8. The semiconductor structure of claim 2, further comprising a middle dielectric plane between the first power plane and the second power plane, and the middle dielectric plane insulates the first power plane from the second power plane.
9. The semiconductor structure of claim 2, further comprising a top dielectric plane directly on top of the first power plane and underneath the first and the second top transistor.
10. The semiconductor structure of claim 2, further comprising a bottom dielectric plane on top of the first and the second bottom transistor and directly underneath the first power plane.
11. The semiconductor structure of claim 1 , comprising:a third stack of transistors in a third transistor cell, the third stack of transistors including a third top transistor and a third bottom transistor, the third transistor cell being adjacent to the first transistor cell, wherein the at least one power plane comprises:a first power plane between the first top transistor and the first bottom transistor and between the second top transistor and the second bottom transistor; anda second power plane between the first top transistor and the first bottom transistor and between the third top transistor and the third bottom transistor.

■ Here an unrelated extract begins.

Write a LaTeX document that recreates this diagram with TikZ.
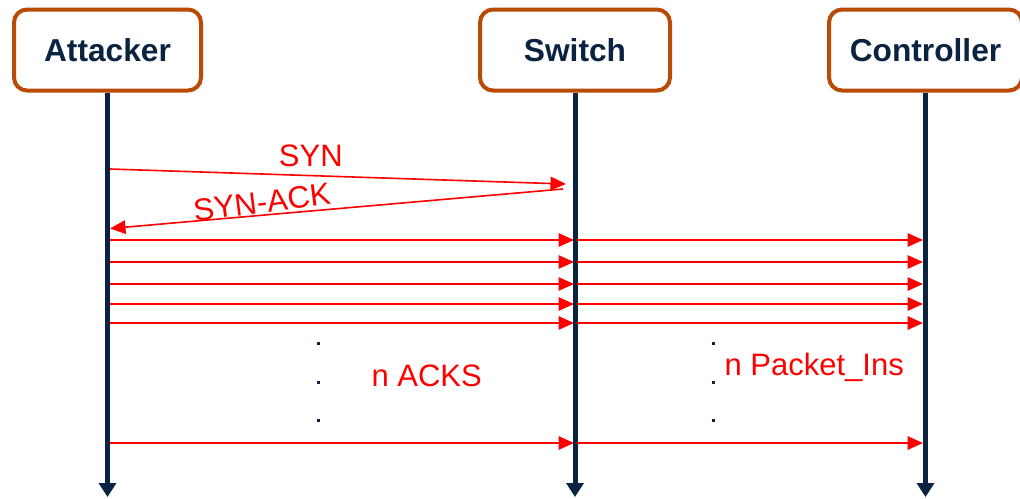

12. The semiconductor structure of claim 11, wherein the second bottom transistor is underneath the first power plane and the third top transistor is above the second power plane.
13. The semiconductor structure of claim 12, wherein the first and the second power plane vertically overlap in the first transistor cell and do not vertically overlap in the second and third transistor cell.
14. The semiconductor structure of claim 12, wherein the first and the second power plane horizontally extend across the first, the second, and the third transistor cell.
15. The semiconductor structure of claim 11, further comprising a middle dielectric plane between the first power plane and the second power plane, wherein the first and the second power plane vertically overlap at least in the first transistor cell.
16. The semiconductor structure of claim 11, wherein the first power plane is connected to a VDD and the second power plane is connected to a VSS of a static-random-access memory (SRAM) device.
17. The semiconductor structure of claim 11, wherein the first power plane is connected to a back-end-of-line (BEOL) structure above the first and the second top transistor through a first routing via at a boundary between the first transistor cell and the third transistor cell.
18. The semiconductor structure of claim 17, wherein the second power plane is connected to a backside back-end-of-line (BBEOL) structure below the first and the third bottom transistor through a second routing via at a boundary between the first transistor cell and the second transistor cell.
19. The semiconductor structure of claim 11, wherein a source / drain region of the first top transistor is conductively connected to a source / drain region of the first bottom transistor through a through-power-plane-via (TPPV), the TPPV has a bottom portion and a top portion on top of the bottom portion and a sidewall that changes discontinuously from the bottom portion to the top portion.
20. The semiconductor structure of claim 11 , wherein a source / drain region of the second top transistor is conductively connected to the first power plane by a power via.